Serial entrepreneur Thomas Fellger on the growing convergence of the real and virtual worlds and the future of games

When worlds collide, the merging of digital and physical in games

Thomas Fellger is the founding partner and CEO of Icon Group, who oversees two entities: Icon Impact, an international innovation agency, and Icon Ventures, a $30 million venture capital fund all about putting capital into traditional companies to reinvent their business models for the future.

Additionally, Fellger acts as the CEO and chairman at Veritas Entertainment, which builds venues for the esports and games industry, while serving as an advisor to the UN General Assembly and a number of other startups.

Ahead of Pocket Gamer Connects Digital #7, we spoke to Fellger about his work, what he'll be discussing at the event and his thoughts on the future of the global games market. Can you tell us what you'll be covering at Pocket Gamer Connect Digital #7? 

Thomas Fellger: I’ll be talking about the future of gaming and the merging of digital and physical entertainment formats.

From Veritas, a global network of esports and gaming entertainment venues, to Das Race, a brand-new entertainment format that blends the physical aspects of traditional remote control (RC) racing with the virtual world of gaming, I’ve pioneered entertainment formats that merge both digital and physical worlds. I’ll be sharing more about Das Race, Veritas and why creating a tangible experience should be at the core of entertainment.

f you really believe in something, you have to take that belief and turn it into execution.
Thomas Fellger

You wear a number of different hats within the games sector, can you explain what your roles are?

As CEO of Icon Group, I have been at the forefront of innovation, enabling our clients and empowering our team to defy convention and push for groundbreaking work.

As CEO of Veritas Entertainment, I carry out our mission to build the best esports and gaming venues in the world. It enables communities to experience esports like never before, by creating permanent facilities that are not only for professional teams to practice, but also a hub for entertainment, collaboration and connection.

Why did you decide to join the games industry?

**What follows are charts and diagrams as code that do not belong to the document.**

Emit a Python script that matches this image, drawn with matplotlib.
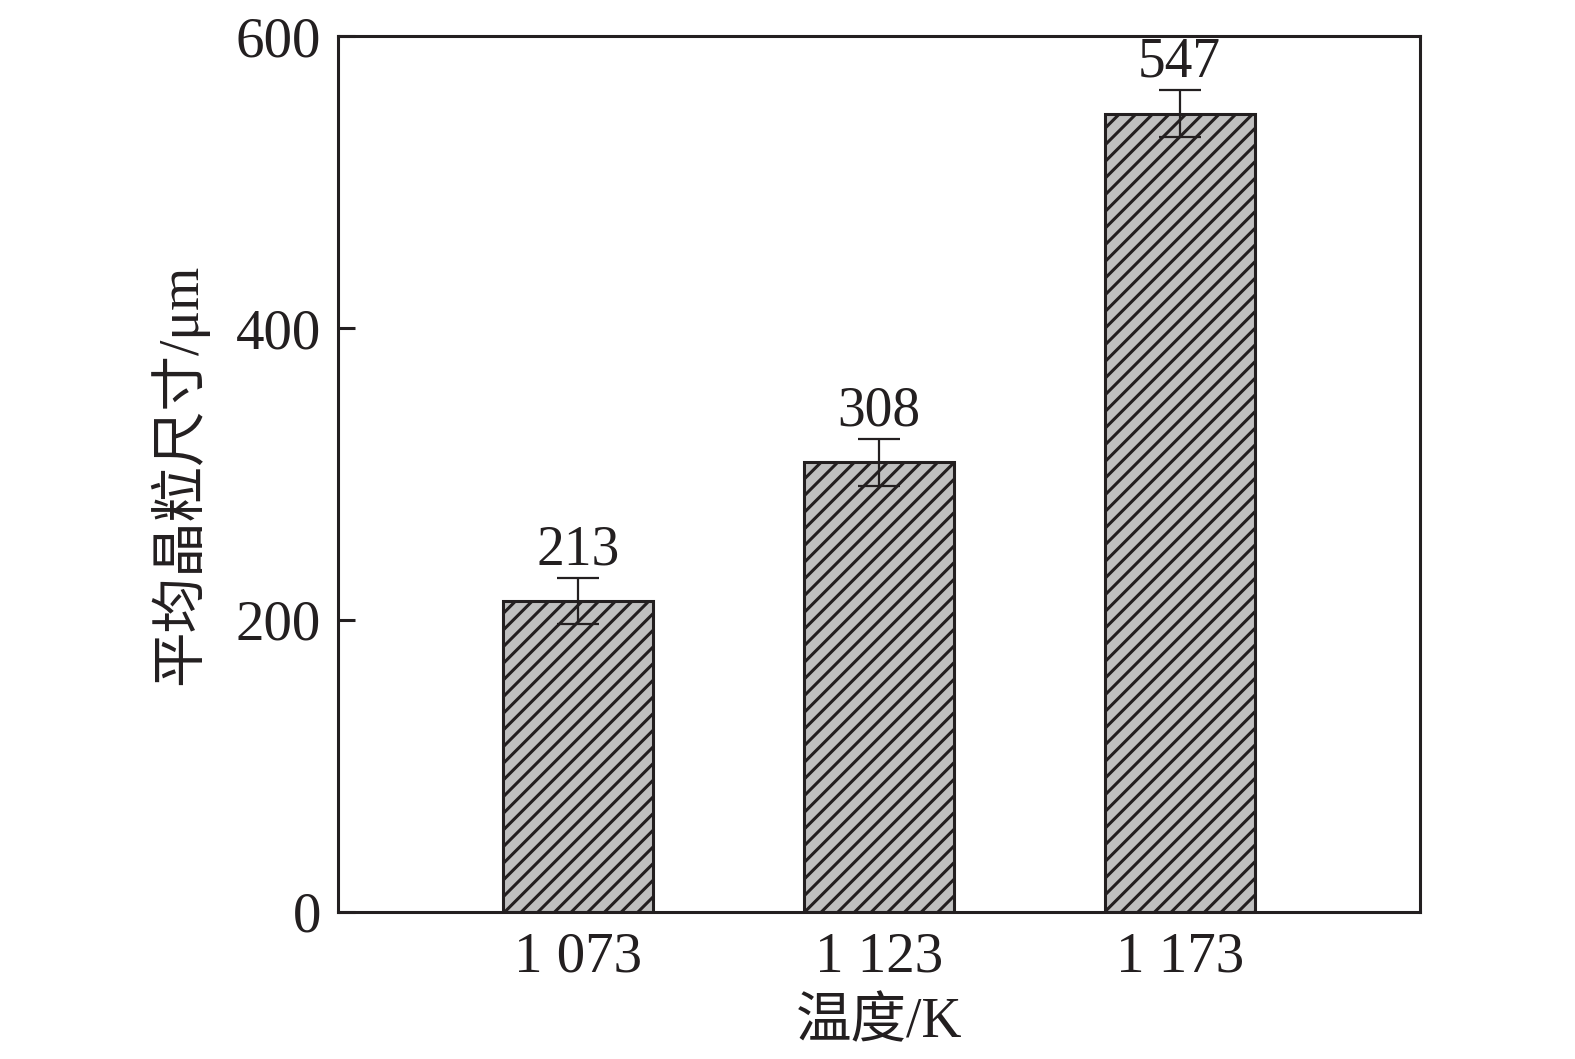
import numpy as np
import matplotlib
matplotlib.use("Agg")
import matplotlib.pyplot as plt

# 字体：西文用 Times 风格，中文回退到 Noto Sans CJK
plt.rcParams['font.family'] = ['Liberation Serif', 'Noto Sans CJK SC']
plt.rcParams['hatch.linewidth'] = 2.2
plt.rcParams['hatch.color'] = '#231f20'

# 数据
temps = ["1 073", "1 123", "1 173"]
grain_size = [213, 308, 547]
grain_err = [16, 16, 16]

EDGE = '#231f20'

fig = plt.figure(figsize=(15.75, 10.59), dpi=100)
ax = fig.add_axes([0.2143, 0.1391, 0.6875, 0.8267])

x = np.arange(len(temps))
ax.bar(x, grain_size, width=0.5, color='#c0c0c0', edgecolor=EDGE,
       linewidth=2.2, hatch='//', zorder=2)
ax.errorbar(x, grain_size, yerr=grain_err, fmt='none', ecolor=EDGE,
            elinewidth=1.6, capsize=15, capthick=1.6, zorder=3)

# 柱顶数值
for xi, v, e in zip(x, grain_size, grain_err):
    ax.annotate(str(v), (xi, v + e), xytext=(0, 1), textcoords='offset points',
                ha='center', va='bottom', fontsize=40, color=EDGE)

ax.set_xlim(-0.8, 2.8)
ax.set_ylim(0, 600)
ax.set_yticks([0, 200, 400, 600])
ax.set_xticks(x)
ax.set_xticklabels(temps)

ax.tick_params(axis='both', direction='in', labelsize=41, colors=EDGE,
               labelcolor=EDGE, width=2.2)
ax.tick_params(axis='y', length=12, pad=12)
ax.tick_params(axis='x', length=6, pad=14)

for sp in ax.spines.values():
    sp.set_linewidth(2.2)
    sp.set_color(EDGE)

ax.set_xlabel("温度/K", fontsize=40, color=EDGE, labelpad=10)
ax.set_ylabel("平均晶粒尺寸/μm", fontsize=40, color=EDGE, labelpad=20)

fig.savefig("out.png", dpi=100)
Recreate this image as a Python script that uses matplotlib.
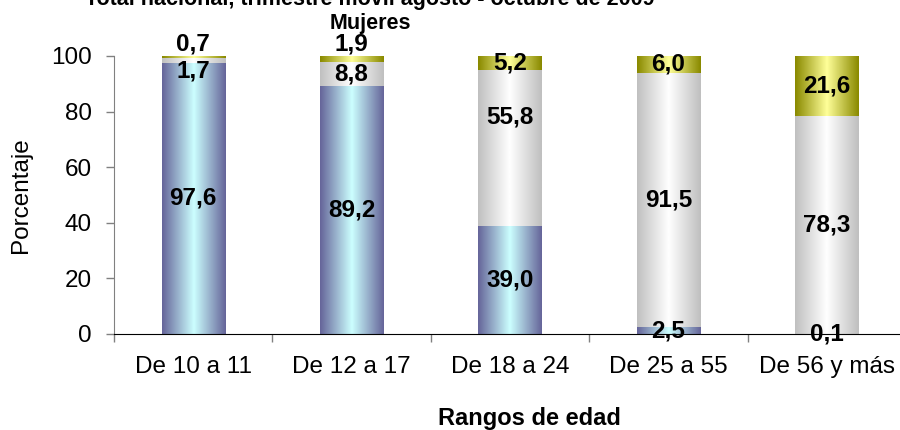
import matplotlib
matplotlib.use("Agg")
import matplotlib.pyplot as plt
import numpy as np
from matplotlib.colors import to_rgb

# age groups and shares (%) per condition
rangos = ["De 10 a 11", "De 12 a 17", "De 18 a 24", "De 25 a 55", "De 56 y más"]
serie_azul = [97.6, 89.2, 39.0, 2.5, 0.1]
serie_gris = [1.7, 8.8, 55.8, 91.5, 78.3]
serie_oliva = [0.7, 1.9, 5.2, 6.0, 21.6]
yticks = [0, 20, 40, 60, 80, 100]

titulo1 = "Total nacional, trimestre móvil agosto - octubre de 2009"
titulo2 = "Mujeres"

plt.rcParams['font.family'] = ['Liberation Sans', 'DejaVu Sans']
narrow = ['Liberation Sans Narrow', 'Liberation Sans', 'DejaVu Sans']

# gradient colours: (edge, centre)
gradientes = [("#66669a", "#ccffff"), ("#c0c0c0", "#ffffff"), ("#8a8a00", "#ffff99")]


def gradient_img(edge, centre, n=64):
    e = np.array(to_rgb(edge))
    c = np.array(to_rgb(centre))
    t = 1 - np.abs(np.linspace(-1, 1, n))
    return (e[None, :] * (1 - t[:, None]) + c[None, :] * t[:, None])[None, :, :]


fig = plt.figure(figsize=(9, 4.3), dpi=100)
ax = fig.add_axes([114 / 900, 96 / 430, 792 / 900, 278 / 430])

x = np.arange(len(rangos))
width = 0.40
series = [serie_azul, serie_gris, serie_oliva]
bottom = np.zeros(len(rangos))

# manual nudges (data units) like dragged labels in the original
nudge = {(1, 2): 11}

for si, vals in enumerate(series):
    vals = np.array(vals)
    bars = ax.bar(x, vals, width, bottom=bottom, color='none', edgecolor='none')
    img = gradient_img(*gradientes[si])
    for i, rect in enumerate(bars):
        x0, y0 = rect.get_x(), rect.get_y()
        w, h = rect.get_width(), rect.get_height()
        ax.imshow(img, extent=[x0, x0 + w, y0, y0 + h], aspect='auto',
                  interpolation='bilinear', zorder=2)
        label = f"{vals[i]:.1f}".replace(".", ",")
        yc = y0 + h / 2
        va = 'center'
        if si == 2 and h < 3:
            yc = 100
            va = 'bottom'
        elif si == 1 and h < 3:
            yc = y0 - 3
        yc += nudge.get((si, i), 0)
        if va == 'bottom':
            ax.annotate(label, (x0 + w / 2, yc), xytext=(0, 0),
                        textcoords='offset points', ha='center', va='bottom',
                        fontsize=17.5, fontweight='bold', zorder=5,
                        annotation_clip=False)
        else:
            ax.text(x0 + w / 2, yc, label, ha='center', va='center',
                    fontsize=17.5, fontweight='bold', zorder=5)
    bottom = bottom + vals

ax.set_xlim(-0.5, len(rangos) - 0.5)
ax.set_ylim(0, 100)
ax.set_yticks(yticks)
ax.set_yticklabels([str(v) for v in yticks])
ax.set_xticks(x)
ax.set_xticklabels(rangos)
ax.set_xticks(np.arange(len(rangos) + 1) - 0.5, minor=True)

ax.tick_params(axis='x', which='major', length=0, pad=16, labelsize=17.5)
ax.tick_params(axis='x', which='minor', length=5.8, width=1, color='#808080',
               direction='out')
ax.tick_params(axis='y', length=5.8, width=1, color='#808080', pad=10,
               labelsize=17.5)

for s in ['top', 'right']:
    ax.spines[s].set_visible(False)
ax.spines['left'].set_color('#808080')
ax.spines['bottom'].set_color('black')
ax.spines['left'].set_zorder(3)
ax.spines['bottom'].set_zorder(4)

fig.text(21 / 900, 235 / 430, "Porcentaje", rotation=90, ha='center',
         va='center', fontsize=17.5)
fig.text(529.5 / 900, 5 / 430, "Rangos de edad", ha='center', va='baseline',
         fontsize=17, fontweight='bold')
fig.text(370 / 900, 425 / 430, titulo1, ha='center', va='baseline',
         fontsize=15.5, fontweight='bold', family=narrow)
fig.text(370 / 900, 401 / 430, titulo2, ha='center', va='baseline',
         fontsize=15.5, fontweight='bold', family=narrow)

fig.savefig("out.png", dpi=100)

Although we are still at the beginning of the industry’s potential, I knew early on I wanted to be a part of its growth. What attracted me to the games industry was its powerful ability to transform a variety of industries and being able to witness non-endemic brands integrate seamlessly into the space to bring new value to the industry.

It’s been fun to watch gaming take over the entertainment world from movies and TV to music and professional sports.

What advice would you give to someone interested in getting into the games industry?

I believe the two major characteristics a person needs to not only break into the industry but also to thrive are passion and perseverance. You can’t always rely on people to share your vision. If you really believe in something, you have to take that belief and turn it into execution.

What are your thoughts on the changes in the industry over the last 12 months?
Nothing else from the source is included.